Glucocorticoids can have a significant influence on the amount of immunoglobulins in colostrum and also on the amount of immunoglobulins absorbed by the neonate. Decreased cortisol concentrations may reduce the ability or time available for the calf to absorb colostral immunoglobulins, whereas increased serum cortisol concentrations increase IgG concentrations48. However, it has been proposed that the increased susceptibility to bacterial infection in calves may be enhanced by high plasma cortisol concentrations at birth and their effects upon the lymphocytes49. This is a limitation of the present study that we did not measure immune parameters or followed-up calves to examine the longer-term effects of dystocia-related stress either on growth, behavior, or overall welfare.

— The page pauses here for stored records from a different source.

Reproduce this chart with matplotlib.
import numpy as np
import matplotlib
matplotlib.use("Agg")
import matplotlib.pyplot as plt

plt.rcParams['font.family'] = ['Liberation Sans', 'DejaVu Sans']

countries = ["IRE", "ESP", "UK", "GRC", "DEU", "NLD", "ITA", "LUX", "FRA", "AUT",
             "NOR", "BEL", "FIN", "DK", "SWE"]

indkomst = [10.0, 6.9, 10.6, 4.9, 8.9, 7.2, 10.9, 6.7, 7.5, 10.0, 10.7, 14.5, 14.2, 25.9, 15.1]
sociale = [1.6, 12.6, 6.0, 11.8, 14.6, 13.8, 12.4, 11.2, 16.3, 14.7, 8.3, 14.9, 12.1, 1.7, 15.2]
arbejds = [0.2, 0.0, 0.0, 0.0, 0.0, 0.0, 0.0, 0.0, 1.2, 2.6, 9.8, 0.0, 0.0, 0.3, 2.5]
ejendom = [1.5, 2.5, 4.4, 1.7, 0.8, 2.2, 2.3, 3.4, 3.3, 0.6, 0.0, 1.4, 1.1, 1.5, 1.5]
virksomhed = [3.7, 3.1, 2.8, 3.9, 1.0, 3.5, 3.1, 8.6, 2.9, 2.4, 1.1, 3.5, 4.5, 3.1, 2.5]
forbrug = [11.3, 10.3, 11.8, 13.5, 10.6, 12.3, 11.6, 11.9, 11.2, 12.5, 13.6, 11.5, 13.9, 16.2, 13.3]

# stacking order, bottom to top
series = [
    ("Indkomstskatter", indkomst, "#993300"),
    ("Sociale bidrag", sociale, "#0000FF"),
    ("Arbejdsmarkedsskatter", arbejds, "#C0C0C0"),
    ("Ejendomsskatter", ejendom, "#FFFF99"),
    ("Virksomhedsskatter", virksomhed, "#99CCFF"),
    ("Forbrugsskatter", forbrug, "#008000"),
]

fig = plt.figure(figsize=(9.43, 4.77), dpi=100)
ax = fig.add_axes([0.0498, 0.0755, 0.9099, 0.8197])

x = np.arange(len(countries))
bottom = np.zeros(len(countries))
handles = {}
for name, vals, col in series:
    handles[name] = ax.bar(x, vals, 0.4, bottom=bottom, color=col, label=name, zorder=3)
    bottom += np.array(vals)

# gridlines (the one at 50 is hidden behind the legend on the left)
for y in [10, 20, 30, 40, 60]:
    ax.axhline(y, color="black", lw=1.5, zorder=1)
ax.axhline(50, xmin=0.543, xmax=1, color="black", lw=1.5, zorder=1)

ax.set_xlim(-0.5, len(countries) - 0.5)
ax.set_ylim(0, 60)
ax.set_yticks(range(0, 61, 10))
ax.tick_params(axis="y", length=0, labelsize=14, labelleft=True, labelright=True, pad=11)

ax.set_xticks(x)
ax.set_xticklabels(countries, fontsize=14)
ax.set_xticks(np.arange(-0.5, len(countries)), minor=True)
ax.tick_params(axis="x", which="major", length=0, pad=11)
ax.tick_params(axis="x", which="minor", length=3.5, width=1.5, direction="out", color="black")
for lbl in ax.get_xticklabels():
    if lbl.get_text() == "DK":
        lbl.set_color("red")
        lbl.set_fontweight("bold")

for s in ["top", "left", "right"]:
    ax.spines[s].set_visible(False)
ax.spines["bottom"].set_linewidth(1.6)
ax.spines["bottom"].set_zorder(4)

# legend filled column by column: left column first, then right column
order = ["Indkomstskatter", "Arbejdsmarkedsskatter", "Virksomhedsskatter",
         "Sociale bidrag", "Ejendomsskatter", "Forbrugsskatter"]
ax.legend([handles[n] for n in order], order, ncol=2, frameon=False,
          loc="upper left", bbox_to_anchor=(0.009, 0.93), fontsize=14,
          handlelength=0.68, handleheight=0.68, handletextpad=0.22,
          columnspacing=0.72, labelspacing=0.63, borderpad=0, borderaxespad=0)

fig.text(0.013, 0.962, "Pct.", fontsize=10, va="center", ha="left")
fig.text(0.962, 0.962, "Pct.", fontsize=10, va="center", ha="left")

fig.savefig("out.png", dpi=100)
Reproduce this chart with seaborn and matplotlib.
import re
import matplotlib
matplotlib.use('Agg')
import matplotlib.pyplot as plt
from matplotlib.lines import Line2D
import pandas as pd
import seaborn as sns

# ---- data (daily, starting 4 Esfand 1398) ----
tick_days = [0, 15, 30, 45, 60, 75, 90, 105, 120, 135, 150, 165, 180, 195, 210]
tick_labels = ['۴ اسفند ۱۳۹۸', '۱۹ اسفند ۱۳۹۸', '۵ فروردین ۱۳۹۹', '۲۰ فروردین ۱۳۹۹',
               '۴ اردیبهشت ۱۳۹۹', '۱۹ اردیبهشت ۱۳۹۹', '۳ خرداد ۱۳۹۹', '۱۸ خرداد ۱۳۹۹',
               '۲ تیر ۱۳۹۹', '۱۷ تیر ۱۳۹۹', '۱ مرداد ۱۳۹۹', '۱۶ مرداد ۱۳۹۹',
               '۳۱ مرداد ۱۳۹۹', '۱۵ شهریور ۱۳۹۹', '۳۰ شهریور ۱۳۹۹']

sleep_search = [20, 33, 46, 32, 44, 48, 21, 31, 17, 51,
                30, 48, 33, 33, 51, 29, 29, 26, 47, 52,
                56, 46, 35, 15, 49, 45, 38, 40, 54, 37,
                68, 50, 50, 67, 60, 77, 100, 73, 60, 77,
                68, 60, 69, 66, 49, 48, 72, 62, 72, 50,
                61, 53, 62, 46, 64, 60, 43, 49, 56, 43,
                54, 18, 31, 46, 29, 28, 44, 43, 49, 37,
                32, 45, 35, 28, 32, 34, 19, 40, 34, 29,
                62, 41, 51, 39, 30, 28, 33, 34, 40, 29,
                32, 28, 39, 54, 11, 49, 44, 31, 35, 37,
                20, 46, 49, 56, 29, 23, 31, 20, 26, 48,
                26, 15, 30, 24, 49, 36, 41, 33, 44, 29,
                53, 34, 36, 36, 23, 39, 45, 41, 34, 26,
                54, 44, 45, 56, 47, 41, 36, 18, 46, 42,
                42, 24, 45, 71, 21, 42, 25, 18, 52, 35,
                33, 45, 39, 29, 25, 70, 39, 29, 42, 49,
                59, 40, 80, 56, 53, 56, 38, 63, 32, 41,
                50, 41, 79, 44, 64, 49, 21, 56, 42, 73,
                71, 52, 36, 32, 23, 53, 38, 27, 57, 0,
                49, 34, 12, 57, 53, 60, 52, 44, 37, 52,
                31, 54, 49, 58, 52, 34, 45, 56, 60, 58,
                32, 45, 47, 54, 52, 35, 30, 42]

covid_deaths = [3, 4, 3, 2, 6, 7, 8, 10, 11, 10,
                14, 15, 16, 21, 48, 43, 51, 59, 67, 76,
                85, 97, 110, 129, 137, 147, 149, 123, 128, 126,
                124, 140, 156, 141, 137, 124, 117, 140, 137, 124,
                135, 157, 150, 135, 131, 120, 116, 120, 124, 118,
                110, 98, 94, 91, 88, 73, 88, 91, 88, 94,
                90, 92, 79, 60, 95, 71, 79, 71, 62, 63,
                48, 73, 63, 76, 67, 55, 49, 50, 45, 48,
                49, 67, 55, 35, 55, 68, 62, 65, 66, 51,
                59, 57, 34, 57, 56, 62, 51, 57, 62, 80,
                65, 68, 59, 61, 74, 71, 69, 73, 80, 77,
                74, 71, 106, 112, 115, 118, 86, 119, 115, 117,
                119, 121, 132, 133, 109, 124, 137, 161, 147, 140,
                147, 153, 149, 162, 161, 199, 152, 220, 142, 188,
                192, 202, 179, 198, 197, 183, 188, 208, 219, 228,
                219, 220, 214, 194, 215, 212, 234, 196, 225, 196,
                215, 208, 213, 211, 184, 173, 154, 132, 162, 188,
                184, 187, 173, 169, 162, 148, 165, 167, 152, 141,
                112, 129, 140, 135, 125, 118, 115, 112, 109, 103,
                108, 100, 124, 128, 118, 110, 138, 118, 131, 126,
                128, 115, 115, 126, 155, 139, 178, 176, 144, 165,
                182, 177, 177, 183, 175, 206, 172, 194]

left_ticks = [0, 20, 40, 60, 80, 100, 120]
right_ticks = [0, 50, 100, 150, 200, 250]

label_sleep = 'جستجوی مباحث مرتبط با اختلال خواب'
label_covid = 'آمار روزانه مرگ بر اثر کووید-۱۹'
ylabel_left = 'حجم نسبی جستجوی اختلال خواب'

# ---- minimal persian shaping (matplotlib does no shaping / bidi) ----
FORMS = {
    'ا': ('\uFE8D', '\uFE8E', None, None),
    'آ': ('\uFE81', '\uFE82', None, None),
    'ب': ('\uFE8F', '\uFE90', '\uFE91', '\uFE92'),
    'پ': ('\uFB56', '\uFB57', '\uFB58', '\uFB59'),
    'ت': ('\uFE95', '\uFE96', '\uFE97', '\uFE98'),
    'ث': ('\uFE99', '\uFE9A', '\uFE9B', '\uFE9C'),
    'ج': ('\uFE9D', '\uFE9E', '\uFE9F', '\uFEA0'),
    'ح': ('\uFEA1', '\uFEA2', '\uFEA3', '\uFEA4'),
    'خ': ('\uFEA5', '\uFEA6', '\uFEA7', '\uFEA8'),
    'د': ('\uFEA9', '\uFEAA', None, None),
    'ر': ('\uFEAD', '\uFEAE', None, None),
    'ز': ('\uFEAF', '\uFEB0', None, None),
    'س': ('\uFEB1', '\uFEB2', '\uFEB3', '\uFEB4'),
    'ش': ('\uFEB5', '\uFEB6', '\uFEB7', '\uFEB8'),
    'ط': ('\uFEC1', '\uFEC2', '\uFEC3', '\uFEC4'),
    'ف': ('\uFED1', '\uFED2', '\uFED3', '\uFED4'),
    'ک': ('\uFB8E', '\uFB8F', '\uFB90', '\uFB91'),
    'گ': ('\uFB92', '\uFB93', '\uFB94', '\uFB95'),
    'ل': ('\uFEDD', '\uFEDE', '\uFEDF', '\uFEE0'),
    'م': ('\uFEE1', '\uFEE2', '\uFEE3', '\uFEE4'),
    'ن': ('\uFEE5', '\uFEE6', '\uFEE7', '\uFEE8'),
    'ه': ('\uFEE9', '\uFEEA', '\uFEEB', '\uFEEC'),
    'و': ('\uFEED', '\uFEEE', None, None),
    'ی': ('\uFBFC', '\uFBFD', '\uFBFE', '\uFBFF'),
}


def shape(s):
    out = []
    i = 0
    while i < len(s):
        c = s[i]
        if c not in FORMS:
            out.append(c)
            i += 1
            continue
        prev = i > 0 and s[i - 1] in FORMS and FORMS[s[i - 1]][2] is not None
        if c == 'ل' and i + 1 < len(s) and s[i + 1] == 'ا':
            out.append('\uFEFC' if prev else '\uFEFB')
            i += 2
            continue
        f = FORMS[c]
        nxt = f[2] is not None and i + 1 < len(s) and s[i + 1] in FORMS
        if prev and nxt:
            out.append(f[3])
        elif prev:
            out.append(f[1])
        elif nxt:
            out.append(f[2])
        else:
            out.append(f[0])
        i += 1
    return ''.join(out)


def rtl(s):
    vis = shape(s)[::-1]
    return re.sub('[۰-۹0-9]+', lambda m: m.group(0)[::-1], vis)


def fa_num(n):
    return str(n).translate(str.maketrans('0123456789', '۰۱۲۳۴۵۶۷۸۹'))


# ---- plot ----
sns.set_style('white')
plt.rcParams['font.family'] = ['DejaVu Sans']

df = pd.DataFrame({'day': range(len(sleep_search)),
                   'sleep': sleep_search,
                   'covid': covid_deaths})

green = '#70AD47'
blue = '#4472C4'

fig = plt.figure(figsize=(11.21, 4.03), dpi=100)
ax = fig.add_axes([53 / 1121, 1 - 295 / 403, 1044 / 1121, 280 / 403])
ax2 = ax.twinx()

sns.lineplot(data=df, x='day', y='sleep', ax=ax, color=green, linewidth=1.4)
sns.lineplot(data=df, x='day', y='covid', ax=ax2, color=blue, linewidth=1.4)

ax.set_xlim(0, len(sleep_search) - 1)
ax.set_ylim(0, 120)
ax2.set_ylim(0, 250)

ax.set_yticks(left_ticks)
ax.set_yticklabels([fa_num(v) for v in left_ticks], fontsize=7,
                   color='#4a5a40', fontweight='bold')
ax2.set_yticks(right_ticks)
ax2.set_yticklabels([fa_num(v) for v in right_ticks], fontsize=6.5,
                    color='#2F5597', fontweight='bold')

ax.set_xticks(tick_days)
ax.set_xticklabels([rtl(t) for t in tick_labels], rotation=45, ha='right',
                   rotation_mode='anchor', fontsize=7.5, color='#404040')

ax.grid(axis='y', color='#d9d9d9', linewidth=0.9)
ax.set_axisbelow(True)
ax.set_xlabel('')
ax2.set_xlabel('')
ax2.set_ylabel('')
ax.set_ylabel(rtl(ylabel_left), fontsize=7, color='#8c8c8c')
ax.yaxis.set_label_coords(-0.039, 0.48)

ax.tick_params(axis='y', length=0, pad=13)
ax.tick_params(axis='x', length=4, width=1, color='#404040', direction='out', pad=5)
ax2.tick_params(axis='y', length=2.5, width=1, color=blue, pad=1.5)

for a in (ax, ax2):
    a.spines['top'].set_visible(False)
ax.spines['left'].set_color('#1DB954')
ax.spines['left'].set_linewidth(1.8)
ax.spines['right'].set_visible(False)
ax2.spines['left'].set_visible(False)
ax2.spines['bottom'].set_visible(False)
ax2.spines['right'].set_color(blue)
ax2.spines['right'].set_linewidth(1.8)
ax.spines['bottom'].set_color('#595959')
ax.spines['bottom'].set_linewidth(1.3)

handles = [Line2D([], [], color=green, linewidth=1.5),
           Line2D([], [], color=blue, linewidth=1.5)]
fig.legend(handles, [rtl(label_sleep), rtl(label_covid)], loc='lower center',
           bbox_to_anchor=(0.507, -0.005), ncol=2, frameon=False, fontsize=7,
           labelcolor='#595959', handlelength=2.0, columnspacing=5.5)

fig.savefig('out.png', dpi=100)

The greater magnitude of saliva cortisol responses in DYS calves compared to EUT ones suggest that difficult calving is more stressful for bovine neonates than a normal birth due to prolonged parturition and/or forced extraction, and salivary cortisol could be an opportunity for non-invasive assessment of stress during the early neonatal period in cattle. The findings of the present study should be integrated in further investigations with data from behavioral observations, production, and pathology records in a comprehensive approach of bovine neonatal well-being.